Question. Are you an agent of the United States government?
Answer. We are agents of the Lord. But I would like to think that we also operate as citizens of the United States. We have been able to help our sister country Ecuador. When I first went out, murder and spearing were terrible. There was no commerce. Now there is peace. People can live along the borders of the Auca territory. I would like to think that as an American citizen and a Christian, I have been of some help to the Ecuadorian government in a problem that they had no solution for.
Question. Why did you and the five families of the martyrs make such a heroic effort to reach such a tiny tribe when there are much larger groups still unreached even in Ecuador?
Answer. This is a good question that is still under debate. For me personally, it was the specific response to a direction that I felt was of the Lord. God needs people to work with all size groups, and this is the area where God has placed me. It is not really as much a matter of statistics as it is of personal guidance.
Question. Have there been responses to the death of those men that you can see today?
Answer. Our newest pilot on the field was a high school boy when this happened and came because of it. There is a Wycliffe mechanic there now as a result of the Auca story. At the time of their death, it was people in business who reacted. Men who were successful left their work and went to the mission field. Many people who did not go to a foreign field were won to Christ because of the men.
I found myself telling someone that if Dayuma, or Kimo, the pastor from one of the lost groups of Aucas who went to the Berlin Congress on Evangelism, or any one of those men who killed the missionaries had been the only one saved, my service would still have been worthwhile. Yet God has multiplied the fruitfulness so greatly. The Christian Aucas now pray that they will reach others. I am greatly moved at their faith as they want to be missionaries.
One day one of the Auca men felt he was called to go to a big group of Indians. He was the first one to contact them from the outside. He and his group taught them for two months, and yet they were murdered. Knowing the probability that he would be killed, the Auca fellowship stood behind him. One man said, “If you go and they kill you, I will follow you.” These Christians are willing to risk their own lives many times over as they go on the trail to reach murderers. So the Gospel has gone full circle.

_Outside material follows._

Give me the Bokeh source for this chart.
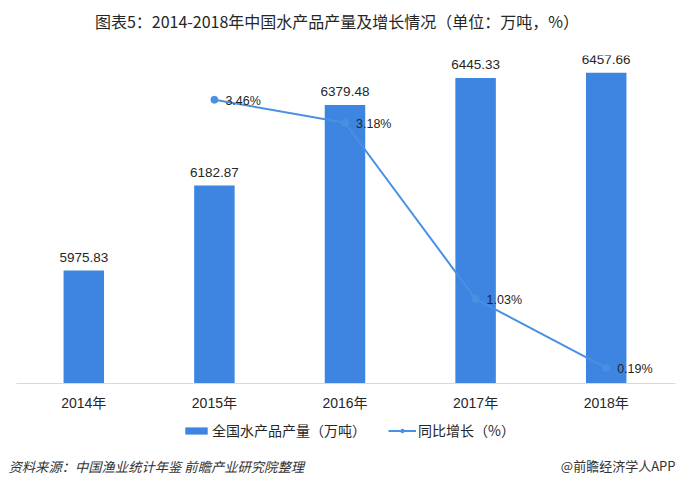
from bokeh.plotting import figure
from bokeh.layouts import column
from bokeh.models import (ColumnDataSource, Range1d, LabelSet, Label,
                          Legend, LegendItem, FixedTicker)
from bokeh.core.properties import value
from bokeh.embed import file_html
from bokeh.resources import INLINE

# ---- data ----
years = ["2014年", "2015年", "2016年", "2017年", "2018年"]
output = [5975.83, 6182.87, 6379.48, 6445.33, 6457.66]
growth_years = ["2015年", "2016年", "2017年", "2018年"]
growth = [3.46, 3.18, 1.03, 0.19]

title_text = "图表5：2014-2018年中国水产品产量及增长情况（单位：万吨，%）"
bar_name = "全国水产品产量（万吨）"
line_name = "同比增长（%）"
source_text = "资料来源：中国渔业统计年鉴 前瞻产业研究院整理"
brand_text = "@前瞻经济学人APP"

BAR = "#3D85E0"
LINE = "#4A90E2"
TXT = "#262626"
FONT = "Liberation Sans, Noto Sans CJK SC"
CJK = "Noto Sans CJK SC"


def strip(h):
    s = figure(width=680, height=h, x_range=Range1d(0, 680), y_range=Range1d(h, 0),
               output_backend="svg", toolbar_location=None, x_axis_location=None,
               y_axis_location=None, min_border=0)
    s.outline_line_color = None
    s.xgrid.visible = False
    s.ygrid.visible = False
    return s


# header strip: title
hdr = strip(44)
hdr.add_layout(Label(x=336.5, y=20, text=title_text, text_align="center",
                     text_baseline="middle", text_font=CJK,
                     text_font_size="16px", text_color=TXT))

xi = list(range(len(years)))
gi = [years.index(y) for y in growth_years]
bar_src = ColumnDataSource(dict(x=xi, y=output, lab=[f"{v:.2f}" for v in output]))
line_src = ColumnDataSource(dict(x=gi, y=growth, lab=[f"{v:.2f}%" for v in growth]))

band = 653 / len(years)
p = figure(width=680, height=369,
           x_range=Range1d(-0.5 - 18 / band, len(years) - 0.5 + 9 / band),
           y_range=Range1d(5700, 6500), output_backend="svg",
           toolbar_location=None, title=None, y_axis_location=None,
           min_border_left=0, min_border_right=0, min_border_top=11,
           min_border_bottom=28)
p.extra_y_ranges = {"pct": Range1d(0, 4)}
p.outline_line_color = None
p.xgrid.visible = False
p.ygrid.visible = False

p.vbar(x="x", top="y", bottom=5700, width=0.31, source=bar_src,
       fill_color=BAR, line_color=None)
p.line(x="x", y="y", source=line_src, y_range_name="pct",
       line_color=LINE, line_width=2)
p.scatter(x="x", y="y", source=line_src, y_range_name="pct", size=7,
          fill_color=LINE, line_color=LINE)

p.add_layout(LabelSet(x="x", y="y", text="lab", source=bar_src, y_offset=13,
                      text_align="center", text_baseline="middle",
                      text_font=value(FONT), text_font_size="13.5px",
                      text_color=TXT))
p.add_layout(LabelSet(x="x", y="y", text="lab", source=line_src, y_range_name="pct",
                      x_offset=11, y_offset=-1, text_align="left",
                      text_baseline="middle", text_font=value(FONT),
                      text_font_size="12.5px", text_color=TXT))

ax = p.xaxis[0]
ax.ticker = FixedTicker(ticks=xi)
ax.major_label_overrides = {i: y for i, y in zip(xi, years)}
ax.bounds = (-0.5 - 2 / band, len(years) - 0.5 + 4 / band)
ax.axis_line_color = "#D9D9D9"
ax.axis_line_width = 1
ax.major_tick_line_color = None
ax.minor_tick_line_color = None
ax.major_tick_out = 0
ax.major_tick_in = 0
ax.major_label_standoff = 11
ax.major_label_text_font = FONT
ax.major_label_text_font_size = "14px"
ax.major_label_text_color = TXT

# footer strip: legend + source + brand
f = strip(75)

# off-canvas proxies so the legend can draw its swatches
proxy = ColumnDataSource(dict(x=[-1000, -999], y=[-1000, -999]))
lb = f.vbar(x="x", top="y", width=1, source=proxy, fill_color=BAR, line_color=None)
ll = f.line(x="x", y="y", source=proxy, line_color=LINE, line_width=2)
lp = f.scatter(x="x", y="y", source=proxy, size=5, fill_color=LINE, line_color=LINE)

legend = Legend(items=[LegendItem(label=bar_name, renderers=[lb]),
                       LegendItem(label=line_name, renderers=[ll, lp])],
                location=(182, 48), orientation="horizontal",
                glyph_width=28, glyph_height=9, label_standoff=2, spacing=22,
                padding=0, margin=0, border_line_color=None,
                background_fill_alpha=0, label_text_font=CJK,
                label_text_font_size="14px", label_text_color=TXT)
f.add_layout(legend, "center")

f.add_layout(Label(x=8, y=53, text=source_text, text_align="left",
                   text_baseline="middle", text_font=CJK, text_font_style="italic",
                   text_font_size="13.3px", text_color="#333333"))
f.add_layout(Label(x=675, y=52, text=brand_text, text_align="right",
                   text_baseline="middle", text_font=CJK,
                   text_font_size="13px", text_color="#333333"))

layout = column(hdr, p, f, spacing=0)
open("out.html", "w").write(file_html(layout, INLINE))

Question. It would seem that your brother and the others did not die in vain.
Answer. That’s true. Apparently that was the one thing that could have reached these Indians, in whom fear and vengeance and demonism were so inbred. We need the prayers of the Christian world that the Aucas whom these Indian Christians have died for will be reached as the first group was.

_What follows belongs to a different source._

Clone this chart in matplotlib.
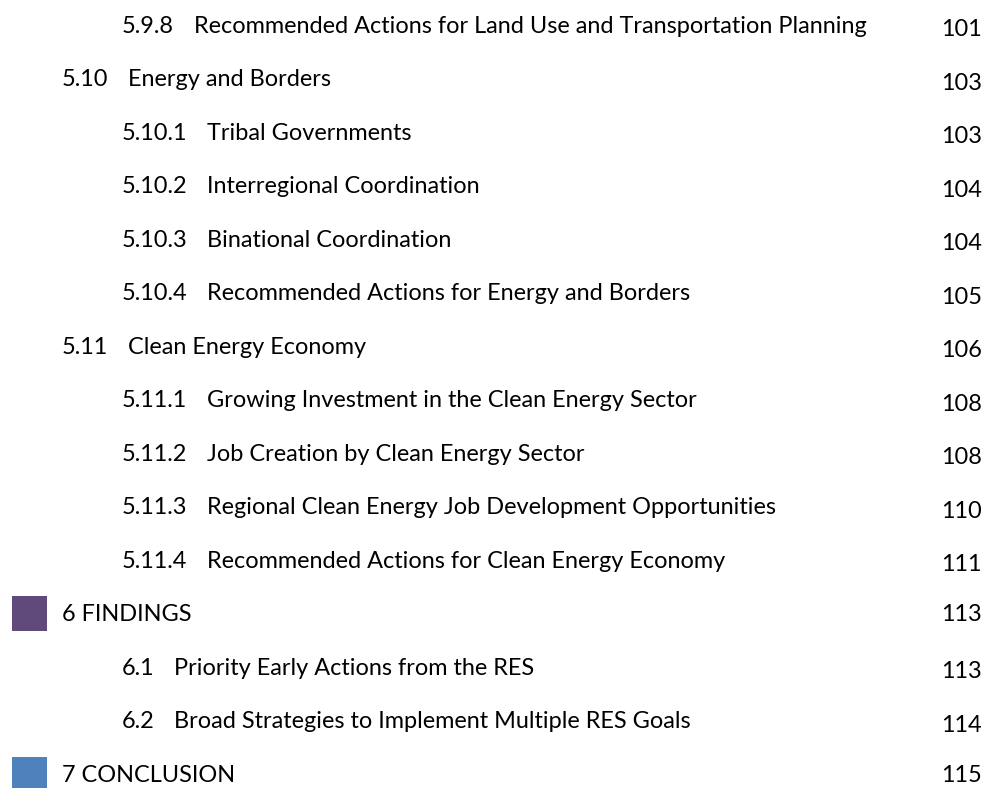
import matplotlib
matplotlib.use("Agg")
import matplotlib.pyplot as plt
from matplotlib.patches import Rectangle

# table of contents entries
numbers = ["5.9.8", "5.10", "5.10.1", "5.10.2", "5.10.3", "5.10.4", "5.11",
           "5.11.1", "5.11.2", "5.11.3", "5.11.4", "6", "6.1", "6.2", "7"]
titles = ["Recommended Actions for Land Use and Transportation Planning",
          "Energy and Borders",
          "Tribal Governments",
          "Interregional Coordination",
          "Binational Coordination",
          "Recommended Actions for Energy and Borders",
          "Clean Energy Economy",
          "Growing Investment in the Clean Energy Sector",
          "Job Creation by Clean Energy Sector",
          "Regional Clean Energy Job Development Opportunities",
          "Recommended Actions for Clean Energy Economy",
          "FINDINGS",
          "Priority Early Actions from the RES",
          "Broad Strategies to Implement Multiple RES Goals",
          "CONCLUSION"]
pages = [101, 103, 103, 104, 104, 105, 106, 108, 108, 110, 111, 113, 113, 114, 115]
levels = [3, 2, 3, 3, 3, 3, 2, 3, 3, 3, 3, 1, 3, 3, 1]
chapter_colors = {"6": "#604A7B", "7": "#4F81BD"}

# layout (pixels)
W, H = 988, 788
top, step = 32.7, 53.5
num_x = {1: 62, 2: 62, 3: 122}
title_x = [194, 127.5, 207, 207, 207, 207, 127.5, 207, 207, 207, 207, None, 174, 174, None]
fs = 16.9
font = "Lato"

fig = plt.figure(figsize=(W / 100, H / 100), dpi=100)
ax = fig.add_axes([0, 0, 1, 1])
ax.set_xlim(0, W)
ax.set_ylim(H, 0)
ax.axis("off")

for i, (num, title, page, lvl) in enumerate(zip(numbers, titles, pages, levels)):
    y = top + i * step
    if lvl == 1:
        ax.add_patch(Rectangle((12, y - 25), 35, 35, color=chapter_colors[num], lw=0))
        ax.text(num_x[1], y, num + " " + title, fontsize=fs, family=font, va="baseline", color="black")
        ax.text(982, y, str(page), fontsize=fs, family=font, va="baseline", ha="right", color="black")
    else:
        ax.text(num_x[lvl], y, num, fontsize=fs, family=font, va="baseline", color="black")
        ax.text(title_x[i], y, title, fontsize=fs, family=font, va="baseline", color="black")
        ax.text(982, y + 3.5, str(page), fontsize=fs, family=font, va="baseline", ha="right", color="black")

fig.savefig("out.png", dpi=100)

Question. Do you expect to devote the remaining years of your life to the Aucas?
Answer. I’d be ready to do it. I hope that someday the Bible translation into Auca will be finished. Of course it is the native translator who is doing it, but I can help.
Question. If you were starting fresh again today to reach the Aucas, would you do anything substantially different?

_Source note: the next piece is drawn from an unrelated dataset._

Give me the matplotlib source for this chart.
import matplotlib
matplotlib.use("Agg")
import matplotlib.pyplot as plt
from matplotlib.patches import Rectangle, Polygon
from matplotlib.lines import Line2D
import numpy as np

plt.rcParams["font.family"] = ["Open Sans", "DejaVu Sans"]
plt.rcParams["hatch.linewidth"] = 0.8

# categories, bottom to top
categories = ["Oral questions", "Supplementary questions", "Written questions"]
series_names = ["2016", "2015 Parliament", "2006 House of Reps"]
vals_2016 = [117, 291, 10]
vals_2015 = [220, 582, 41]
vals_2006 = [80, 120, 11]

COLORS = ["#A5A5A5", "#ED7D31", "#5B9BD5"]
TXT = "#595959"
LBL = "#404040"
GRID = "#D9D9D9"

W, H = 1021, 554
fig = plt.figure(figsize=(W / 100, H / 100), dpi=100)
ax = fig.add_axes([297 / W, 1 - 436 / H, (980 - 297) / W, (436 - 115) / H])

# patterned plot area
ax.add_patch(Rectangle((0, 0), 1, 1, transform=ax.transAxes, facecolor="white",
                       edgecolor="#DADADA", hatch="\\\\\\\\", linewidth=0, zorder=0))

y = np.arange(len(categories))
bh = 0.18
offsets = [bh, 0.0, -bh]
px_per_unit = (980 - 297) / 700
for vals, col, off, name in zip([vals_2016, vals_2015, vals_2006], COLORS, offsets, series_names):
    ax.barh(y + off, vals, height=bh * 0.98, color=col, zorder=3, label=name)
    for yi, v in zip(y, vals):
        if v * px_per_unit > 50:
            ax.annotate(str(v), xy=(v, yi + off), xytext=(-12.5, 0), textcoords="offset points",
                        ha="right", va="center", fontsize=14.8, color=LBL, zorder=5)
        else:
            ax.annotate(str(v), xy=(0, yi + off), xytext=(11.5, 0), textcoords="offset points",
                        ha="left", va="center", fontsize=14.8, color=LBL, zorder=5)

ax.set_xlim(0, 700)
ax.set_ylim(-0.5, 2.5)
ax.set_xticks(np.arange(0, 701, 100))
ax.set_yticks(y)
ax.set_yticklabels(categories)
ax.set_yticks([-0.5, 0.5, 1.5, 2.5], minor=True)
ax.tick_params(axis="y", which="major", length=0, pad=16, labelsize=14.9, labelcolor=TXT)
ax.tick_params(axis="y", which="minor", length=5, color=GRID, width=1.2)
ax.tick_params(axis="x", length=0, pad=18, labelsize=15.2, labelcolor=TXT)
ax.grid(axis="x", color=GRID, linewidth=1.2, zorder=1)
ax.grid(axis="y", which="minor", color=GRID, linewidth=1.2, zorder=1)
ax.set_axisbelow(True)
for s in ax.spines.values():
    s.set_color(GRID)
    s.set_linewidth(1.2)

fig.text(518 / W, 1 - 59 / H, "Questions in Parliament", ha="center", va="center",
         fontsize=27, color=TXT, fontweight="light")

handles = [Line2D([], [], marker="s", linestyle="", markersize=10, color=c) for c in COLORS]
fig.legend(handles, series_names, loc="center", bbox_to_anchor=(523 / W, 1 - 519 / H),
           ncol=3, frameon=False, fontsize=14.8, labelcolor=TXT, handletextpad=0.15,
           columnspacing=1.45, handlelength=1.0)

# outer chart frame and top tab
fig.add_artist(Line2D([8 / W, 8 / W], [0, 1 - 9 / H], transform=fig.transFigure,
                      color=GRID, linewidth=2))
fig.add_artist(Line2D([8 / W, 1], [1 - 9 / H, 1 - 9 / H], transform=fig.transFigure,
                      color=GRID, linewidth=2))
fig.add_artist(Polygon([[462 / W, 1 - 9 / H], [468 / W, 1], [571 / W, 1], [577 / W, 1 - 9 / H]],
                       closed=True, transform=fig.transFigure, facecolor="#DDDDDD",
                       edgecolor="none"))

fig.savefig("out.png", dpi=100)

Answer. I have learned a great deal through living with the Aucas for almost twenty years. I found that what I practiced at the beginning was right and I would do it again. I felt that the Aucas knew ever so much more about their own people than I could imagine. By following their leading, I was protected from many mistakes. There was nothing in my background that could ever let me imagine some of the things they know. I would advise anyone starting now in this type of work to assume that the natives are the ones who know their own culture best. Let them know that you want them to help you.